In a post on X about Marukszower’s terminated candidacy for immigration minister, Wilders revealed only that he had read “the content” of the AIVD security screening and that this made him decide to replace Markuszower’s candidacy with that of lawmaker Marjolein Faber.

Wilders himself will not be serving as prime minister, ceding the role to Dick Schoof, a counter-terrorism former official. Wilders’ party and its coalition partners have agreed to appoint a non-partisan individual to prime minister to facilitate their power-sharing deal.

Dick Schoof. (Wikimedia Commons)

Markuszower has been involved in Jewish community events for years, including volunteering to provide security for communal events. On one occasion sometime before 2010, police questioned him about his possession of a firearm near a Jewish community facility that he helped guard.

Markuszower, who had practiced shooting at the Maccabi Jewish sports club, had a gun permit but police suspected that he had violated its terms. The case was dropped and Markuszower was neither prosecuted nor faced any other legal consequences. He has no criminal record.
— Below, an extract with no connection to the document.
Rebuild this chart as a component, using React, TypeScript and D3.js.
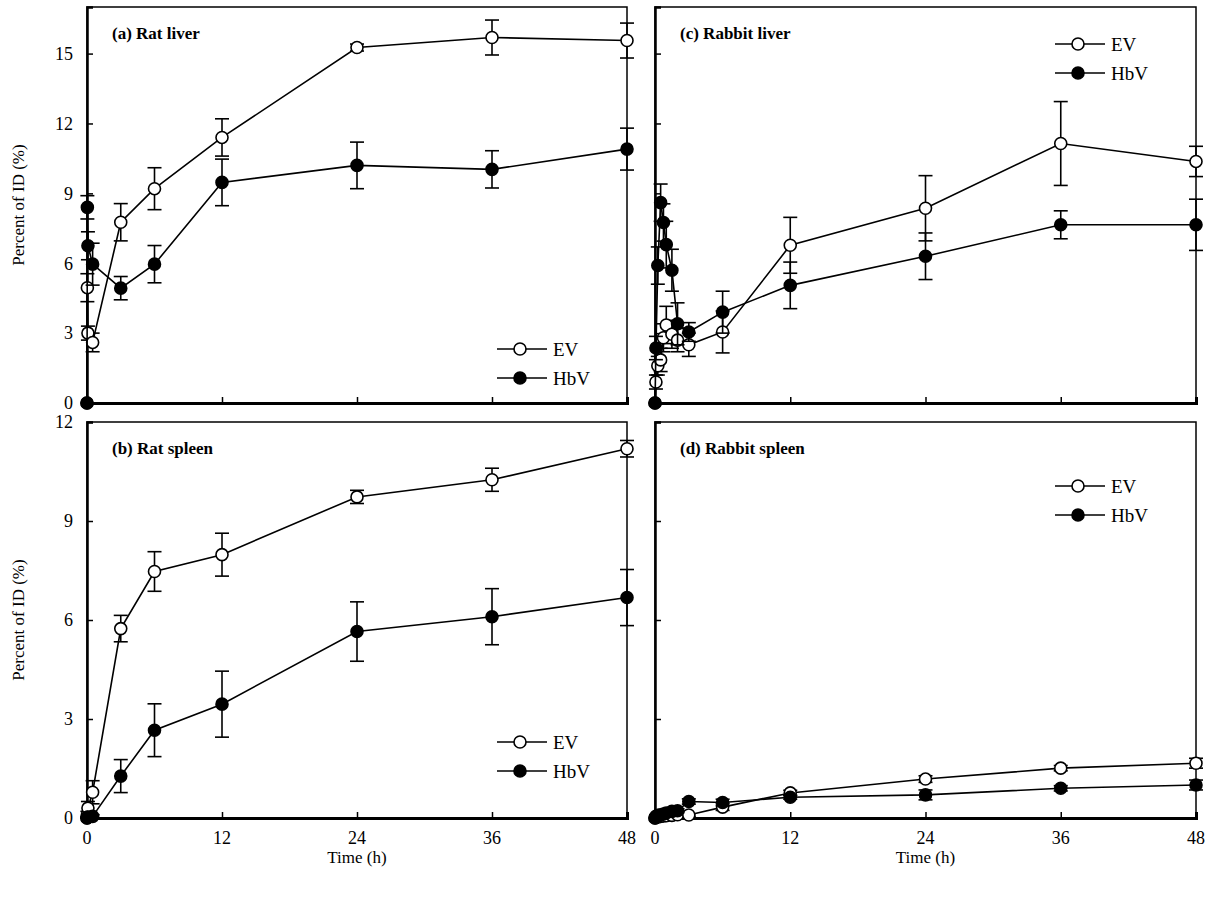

A car belonging to the Dutch security forces guards the Maimonides and Rosj Pina Jewish schools in Amsterdam, November 25, 2019. (Canaan Lidor)

A leader of the Rights Forum, a pro-Palestinian organization founded by a former prime minister whom Dutch Jewry has accused of antisemitism, on Wednesday called Markuszower “the most unsettling” appointment so far by the four-party coalition led by Wilders. Penned by Berber van der Woude, the op-ed (in Dutch) on the Rights Forum’s website is titled: “Watch out, the Fascists are here.”